Japan would move cautiously if Indonesia begins to resemble a lost cause, but it depends on Indonesia's straits and owns most of the ships that ply them. Tokyo cannot remain utterly passive if Indonesia's crisis disrupts the Japanese economy, or if others states assert their interests in ways that could do so.
Indonesia's importance for Australia goes beyond the significance of the Lombok-Makasar passage. In a region being shaped by China's growing power, Indonesia, by virtue of its location and size, is central to Australian national security. Its collapse would lay waste to much of Australia's strategic planning.

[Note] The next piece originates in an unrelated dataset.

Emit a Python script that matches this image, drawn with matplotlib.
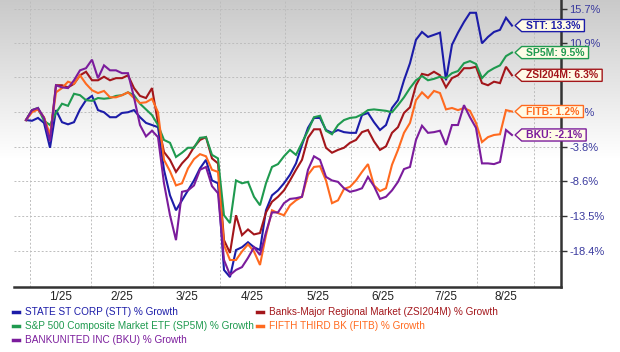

The consequences of Indonesia's breakup would affect American interests, as well. American energy and raw materials companies (Exxon-Mobil, Texaco, Chevron, Newmont Mining, Conoco and Freeport-McMoRan, among others) operate in Indonesia, particularly in Aceh, Riau, and West Papua, and many of the ships that traverse the Strait of Malacca are American-owned. The United States is also a major trader and investor in East Asia and is to some degree hostage to its fate, especially now that the American economy is slowing. Moreover, if Indonesia fractures, worst-case thinking and preemptive action among its neighbors could upset regional equilibrium and undermine the American strategic canopy in East Asia. The United States has a network of bases and alliances and 100,000 military personnel in the region, and is considered the guarantor of stability by most states-a status it will forfeit if it stands aside as Indonesia falls apart. America's competitors will scrutinize its actions to gauge its resolve and acumen. So will its friends and allies-Australia, Japan, Singapore, Thailand and South Korea-each of whom would be hurt by Indonesia's collapse.
Prevention and Protection
SO WHAT SHOULD the Bush Administration do? Any plan to keep Indonesia whole and to restore its political and economic stability must be multilateral and multi-faceted if it is to have any chance of success. The size of the problem demands shared responsibility among Executive Branch agencies and U.S. allies, while its nature necessitates using multiple means: diplomacy, economic assistance and, more likely than not, military power. The United States should immediately begin regular, intensive consultations with friends and allies in East Asia both to lay the groundwork for future cooperation and to inform its policies with the assessments of states whose geography and history force them to pay close attention to Indonesia's drift.